Semana distrital y la asunción de los candidatos al paraíso del voto territorial | Carolina Guzmán Navarro | Opinión

Cada cierto tiempo, cuando se avecinan elecciones parlamentarias, el escenario político se transforma en un espectáculo casi religioso. Los candidatos —casi siempre hombres, curiosamente— irrumpen como iluminados: seres de luz autoproclamados, convencidos de que la historia y el territorio los esperaban a ellos para redimirnos de todos los males.
Se presentan con despliegues cuidadosamente montados: estados fallidos, incapacidad de conducción de todas las autoridades no afines a sus discursos, aunque a veces no logren siquiera conducir o sincronizar sus propias acomodaticias biografías. Son varones que ascienden al púlpito electoral con la seguridad del predicador que jamás duda, convencidos de que su tono grave y sus puestas en escena son, en sí mismos, argumentos irrebatibles.
Y si de coreografía hablamos, no falta el aire mesiánico: manos alzadas, miradas al horizonte y frases grandilocuentes que caben en una polera o en un meme. Las mujeres, ya sean o no autoridades territoriales o nacionales, cuando aparecen, son invitadas a acompañar como testigos del milagro, nunca como portadoras de la revelación. La política, en esta liturgia, sigue siendo monopolio de varones que juegan a ser los Moisés de turno, dispuestos a abrir los mares del Congreso con su mera voluntad.
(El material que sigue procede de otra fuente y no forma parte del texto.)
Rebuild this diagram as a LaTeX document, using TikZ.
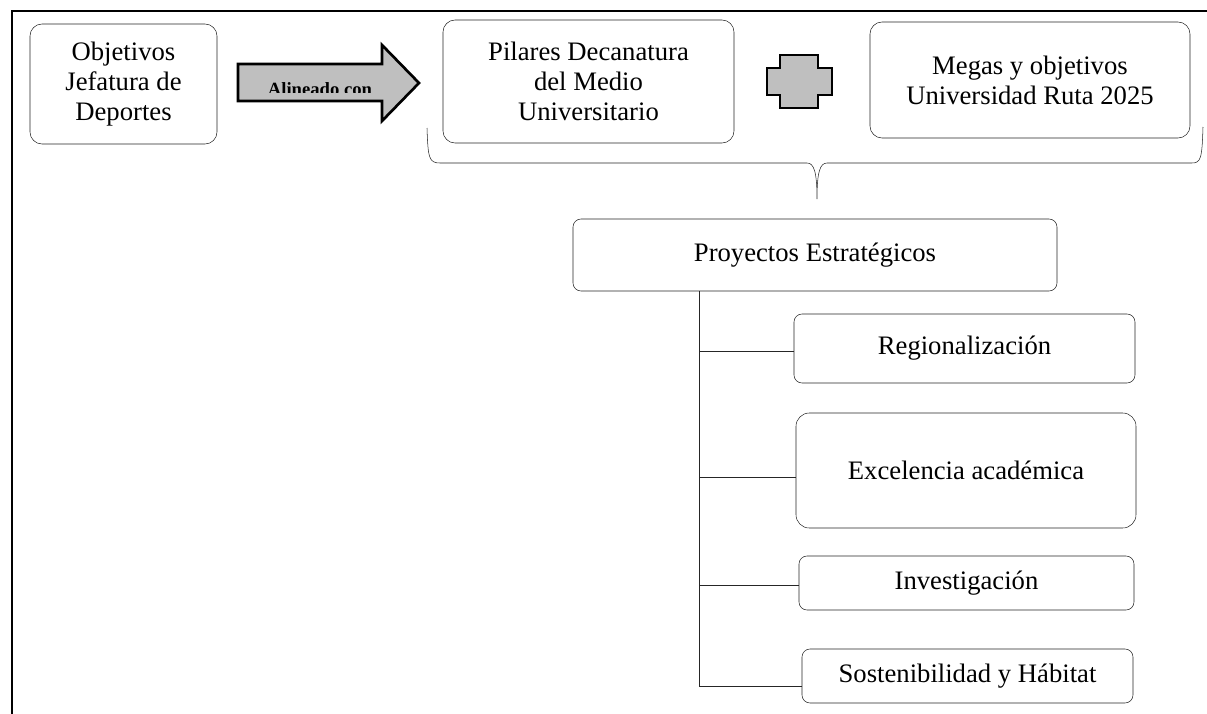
\documentclass[tikz,border=0pt]{standalone}
\usepackage{fontspec}
\setmainfont{Liberation Serif}
\begin{document}
\begin{tikzpicture}[x=0.75pt,y=-0.75pt,
 caja/.style={draw=black!85,rounded corners=9pt,align=center,inner sep=0pt,
   font=\fontsize{20}{22.5}\selectfont},
 subcaja/.style={caja,rounded corners=6pt},
 gris/.style={draw=black,line width=2pt,fill=gray!50,line join=miter}]
 \useasboundingbox (0,0) rectangle (1207,714);
 % marco
 \draw[line width=1.5pt] (12,714) -- (12,11) -- (1207,11);
 % fila superior
 \node[caja,minimum width=140.25pt,minimum height=90pt] (obj) at (123.5,84) {Objetivos\\Jefatura de\\Deportes};
 \node[caja,minimum width=218.25pt,minimum height=92.25pt] (pil) at (588.5,81.5) {Pilares Decanatura\\del Medio\\Universitario};
 \node[caja,minimum width=240pt,minimum height=87pt] (meg) at (1030,80) {Megas y objetivos\\Universidad Ruta 2025};
 % flecha
 \draw[gris](238,64)--(382,64)--(382,45)--(419,83)--(382,121)--(382,101)--(238,101)--cycle;
 \begin{scope}
  \clip (238,64) rectangle (382,92);
  \node[anchor=base,font=\bfseries\fontsize{14}{16}\selectfont] (alin) at (320,95) {Alineado con};
 \end{scope}
 % signo mas
 \draw[gris](780,55)--(818,55)--(818,68)--(832,68)--(832,95)--(818,95)--(818,108)--(780,108)--(780,95)--(767,95)--(767,68)--(780,68)--cycle;
 % llave
 \coordinate (llave) at (817,199);
 \draw[black!85] (427,128) .. controls (428,158) and (429,163) .. (440,163) -- (807,163)
   .. controls (814,163) and (817,172) .. (llave)
   .. controls (817,172) and (820,163) .. (827,163) -- (1192,163)
   .. controls (1201,163) and (1202,158) .. (1203,127);
 % proyectos
 \node[subcaja,minimum width=363pt,minimum height=54pt] (pro) at (815,255) {Proyectos Estratégicos};
 \node[subcaja,minimum width=255.75pt,minimum height=51.75pt] (reg) at (964.5,348.5) {Regionalización};
 \node[subcaja,minimum width=255pt,minimum height=86.25pt,rounded corners=10pt] (exc) at (966,470.5) {Excelencia académica};
 \node[subcaja,minimum width=251.25pt,minimum height=40.5pt] (inv) at (966.5,583) {Investigación};
 \node[subcaja,minimum width=248.25pt,minimum height=40.5pt] (sos) at (967.5,676) {Sostenibilidad y Hábitat};
 \coordinate (t1) at (699,291);
 \coordinate (t2) at (699,686);
 \draw[black!85] (t1) -- (t2) -- (t2 -| sos.west);
 \draw[black!85] (t1 |- 0,351) -- (reg.west |- 0,351);
 \draw[black!85] (t1 |- 0,477) -- (exc.west |- 0,477);
 \draw[black!85] (t1 |- 0,585) -- (inv.west |- 0,585);
\end{tikzpicture}
\end{document}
Los medios, por supuesto, cumplen la función de altar. Reproducen rumores, fabrican oráculos en forma de encuestas y consagran a los elegidos en programas de su señal. La opinión pública se cocina entre titulares apocalípticos y discursos acomodados, que reinventan la realidad hasta que este encaje con la narrativa del salvador del día.
El período de campaña es, en realidad, una sala de clases exprés: todos aprenden rápido a simular indignación, a usar metáforas de guerra y a desplegar promesas como si fueran milagros de fin de semana. Aprenden, en fin, que lo importante no es gobernar, sino ser virales.
Milei en Argentina ya nos mostró el manual llevado al extremo: varón furioso, motosierra en mano, mezclando economía con gore y política con stand-up. Nuestros iluminados locales no llegan tan lejos —todavía—, pero ensayan versiones menos sangrientas del mismo libreto: cortar, arrasar, refundar. La diferencia es que aquí cambian la motosierra por frases hechas y por la vieja costumbre de las falsas soluciones.
Al final, detrás de tanto resplandor y tanta testosterona discursiva, la política se reduce al mismo truco de siempre: hombres autoproclamados salvadores, construyendo opinión pública a partir de realidades distorsionadas. Suben a los escenarios convencidos de que la historia comienza y termina con ellos.
La gran pregunta es: ¿seguiremos creyendo en estos mesías? ¿O aprenderemos, de una vez, que los milagros electorales duran menos que una promesa en campaña?